Java Interop “Critical,” Says Eclipse Exec
Java interoperability with other languages, including .NET, XML and legacy, could also be another area where Milinkovich says Eclipse engineers will likely turn more attention in - within the limits of a developer "tooling" environment. Milinkovich told IDN that many Java/J2EE interop issues "are staring to stray into the 'runtime' world versus the 'tooling' world." But he quickly conceded that "interoperability is critical for Java."
Milinkovich put it this way: "Large greenfield applications for a Global 500 are extremely rare. Java developers need to integrate with both the existing infrastructure They need to integrate with the business infrastructure and business rules. Java is a good technology, but it's not a silver bullet. I don't care what technology you talk about over the last 20 years, even the best ones couldn't do everything and Java isn't different from that. It provides a great platform, but it's not a panacea."

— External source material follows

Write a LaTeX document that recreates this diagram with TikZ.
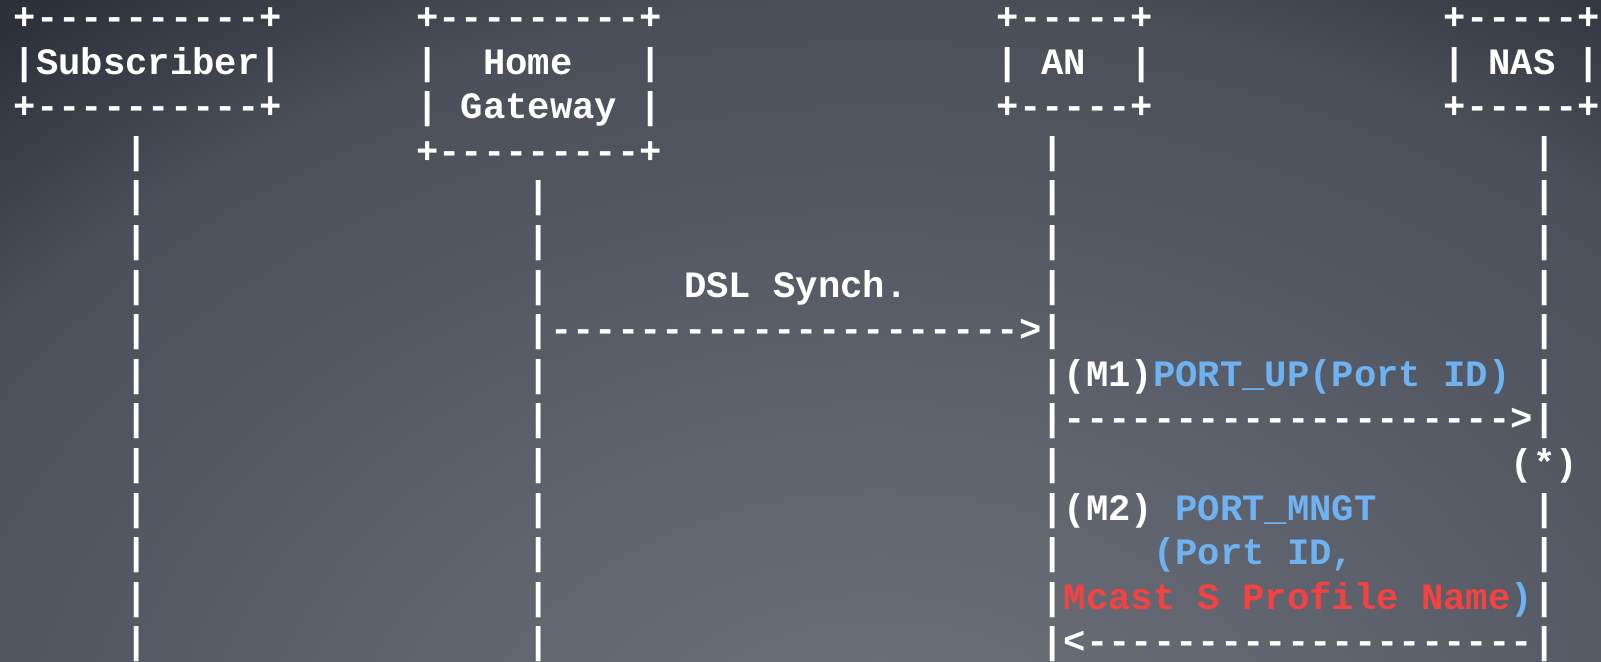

Breaking Free from IBM's Influence?
With a wave of new interest from leading Java/J2EE ISVs, the Eclipse Foundation seems to have finally come well out beyond IBM's long shadow.
During last week's Eclipsecon, Eclipse named four (4) new strategic developers (SDs), who will contribute $250K each to Eclipse, and dedicate developer resources to the build-out of some key added functionality for Eclipse. Among the new faces are Java heavyweights BEA Systems and Borland, and enterprise database giant Sybase.
The fourth new Eclipse SD, Scapa Technologies, is a small Scottish firm, but has been a long-time pioneer in Open Source support for Java test and performance features. Scapa execs led Eclipses Hyades Tools Project until it was restructured as the Eclipse Test and Performance Tools Platform (TPTP) Project last August. Scapa's Dr. Norman now leads the Testing Tools Project within TPTP.
The addition of 4 strategic developers to Eclipse is a huge jump in deep commitment from vendors. While the Eclipse Foundation currently counts 91 companies in its membership, only eight of these companies are strategic developers
"Anyone who now tries to tar Eclipse with an IBM brush has a hidden agenda," Eclipse Executive Director Mike Milinkovich (himself formerly from Oracle), told Integration Developer News.
Milinkovich said this latest infusion of strategic developers (and the money and personnel they bring), Eclipse can get aggressive in building out new features to help cut the time and cost for Java projects - both by toolsmakers and in-house developers.
"The idea [for Eclipse] was to be sure there was a really technically solid framework, so that people could build portable tools on top of that. So much energy has been wasted in the tools arena over the years by rebuilding essentially the same function over and over again, Milinkovich said. "And, now that tools companies and developers are looking at business intelligence, web integration and performance, we are moving into those areas, so far as we can in tooling."